[A block of data]
[start]
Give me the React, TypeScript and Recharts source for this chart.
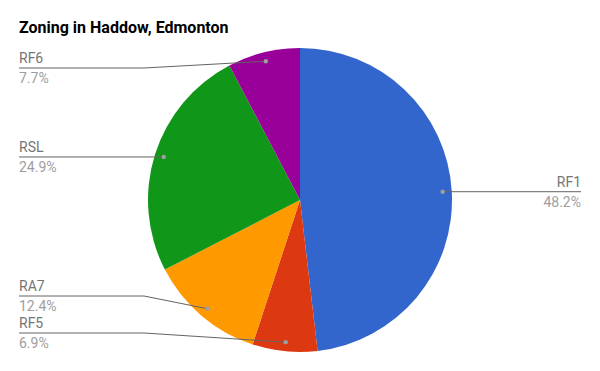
import React from 'react';
import { PieChart, Pie, Cell } from 'recharts';

const names = ['RF1', 'RF5', 'RA7', 'RSL', 'RF6'];
const values = [48.2, 6.9, 12.4, 24.9, 7.7];
const colors = ['#3366cc', '#dc3912', '#ff9900', '#109618', '#990099'];
const title = 'Zoning in Haddow, Edmonton';

const data = names.map((name, i) => ({ name, value: values[i] }));

const W = 600;
const H = 371;
const CX = 300;
const CY = 200;
const R = 152;
const GAP = 37;
const LEFT_X = 19;
const RIGHT_X = 581;

type Item = { x: number; y: number; lineY: number; side: 'left' | 'right' };

function computeLayout(cx: number, cy: number, r: number): Item[] {
  const total = values.reduce((a, b) => a + b, 0);
  let acc = 0;
  const items: Item[] = values.map((v) => {
    const mid = 90 - ((acc + v / 2) / total) * 360;
    acc += v;
    const rad = (mid * Math.PI) / 180;
    const dr = r * 0.94;
    const x = cx + dr * Math.cos(rad);
    const y = cy - dr * Math.sin(rad);
    return { x, y, lineY: y, side: Math.cos(rad) >= 0 ? 'right' : 'left' };
  });
  const minY = cy - r + 20;
  const maxY = cy + r - 19;
  (['left', 'right'] as const).forEach((side) => {
    const group = items.filter((it) => it.side === side).sort((a, b) => a.y - b.y);
    group.forEach((it) => {
      it.lineY = Math.min(maxY, Math.max(minY, it.y));
    });
    for (let i = 1; i < group.length; i++) {
      group[i].lineY = Math.max(group[i].lineY, group[i - 1].lineY + GAP);
    }
    if (group.length) group[group.length - 1].lineY = Math.min(group[group.length - 1].lineY, maxY);
    for (let i = group.length - 2; i >= 0; i--) {
      group[i].lineY = Math.min(group[i].lineY, group[i + 1].lineY - GAP);
    }
  });
  return items;
}

const renderLabel = (props: any) => {
  const { cx, cy, outerRadius, index, percent, name } = props;
  const items = computeLayout(cx, cy, outerRadius);
  const it = items[index];
  const left = it.side === 'left';
  const bendX = left ? cx - outerRadius - 4 : cx + outerRadius + 4;
  const endX = left ? LEFT_X : RIGHT_X;
  const bx = left ? Math.min(bendX, it.x) : Math.max(bendX, it.x);
  const d = `M${endX},${it.lineY} L${bx},${it.lineY} L${it.x},${it.y}`;
  const anchor = left ? 'start' : 'end';
  return (
    <g key={`lbl-${index}`}>
      <path d={d} stroke="#636363" strokeWidth={1} fill="none" />
      <circle cx={it.x} cy={it.y} r={2.2} fill="#9e9e9e" />
      <text x={endX} y={it.lineY - 5} textAnchor={anchor} fontFamily="Roboto" fontSize={14} fill="#757575">
        {name}
      </text>
      <text x={endX} y={it.lineY + 15} textAnchor={anchor} fontFamily="Roboto" fontSize={14} fill="#9e9e9e">
        {`${(percent * 100).toFixed(1)}%`}
      </text>
    </g>
  );
};

export default function App() {
  return (
    <div style={{ position: 'absolute', left: 0, top: 0, width: W, height: H, background: '#fff' }}>
      <div
        style={{
          position: 'absolute',
          left: 19,
          top: 20,
          fontFamily: 'Roboto',
          fontWeight: 'bold',
          fontSize: 16,
          lineHeight: '16px',
          color: '#000',
          whiteSpace: 'nowrap',
        }}
      >
        {title}
      </div>
      <PieChart width={W} height={H} margin={{ top: 0, right: 0, bottom: 0, left: 0 }}>
        <Pie
          data={data}
          dataKey="value"
          nameKey="name"
          cx={CX}
          cy={CY}
          outerRadius={R}
          startAngle={90}
          endAngle={-270}
          stroke="none"
          strokeWidth={0}
          label={renderLabel}
          labelLine={false}
          isAnimationActive={false}
        >
          {data.map((d, i) => (
            <Cell key={d.name} fill={colors[i]} stroke="none" />
          ))}
        </Pie>
      </PieChart>
    </div>
  );
}
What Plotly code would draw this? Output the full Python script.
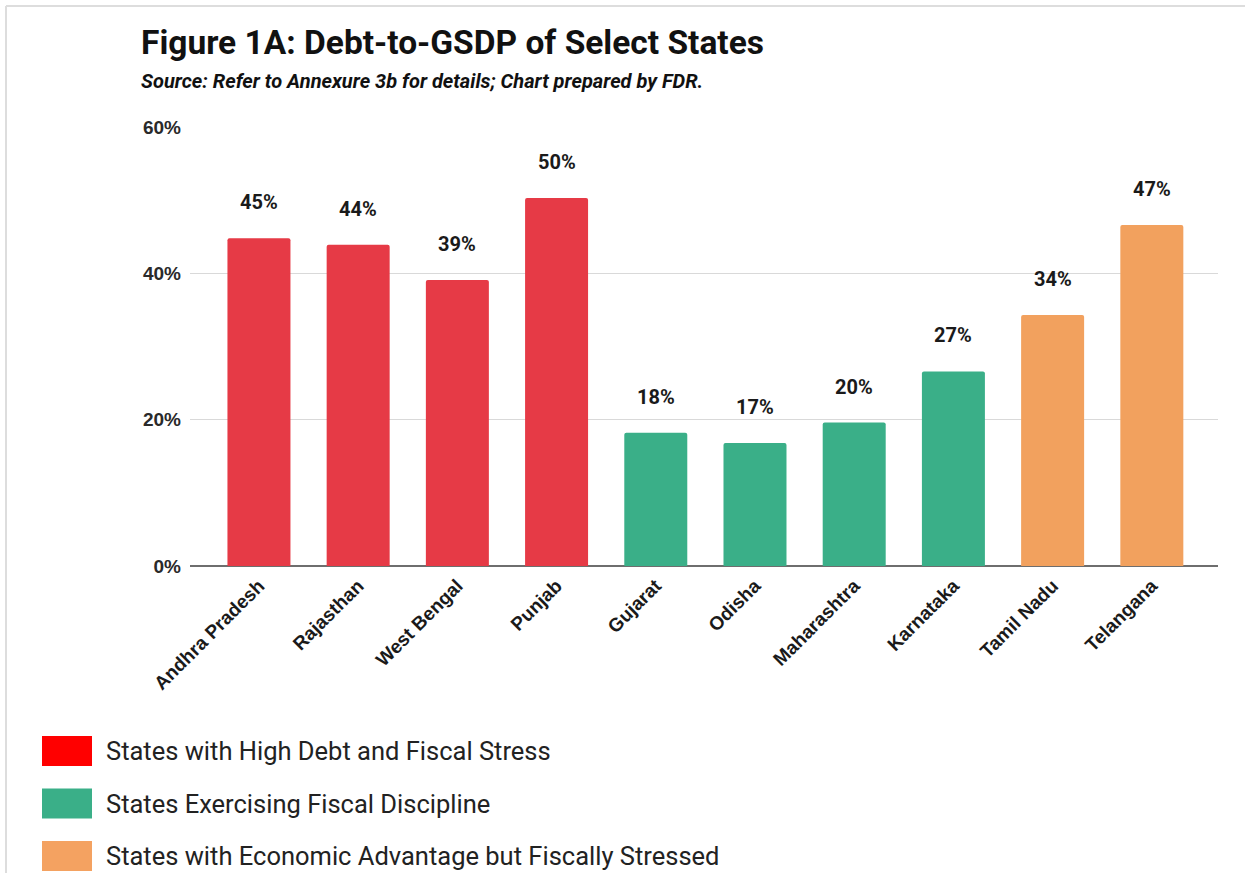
[end]
Each line in the material either holds the string "this" or does not. State how many do, and nothing else.

2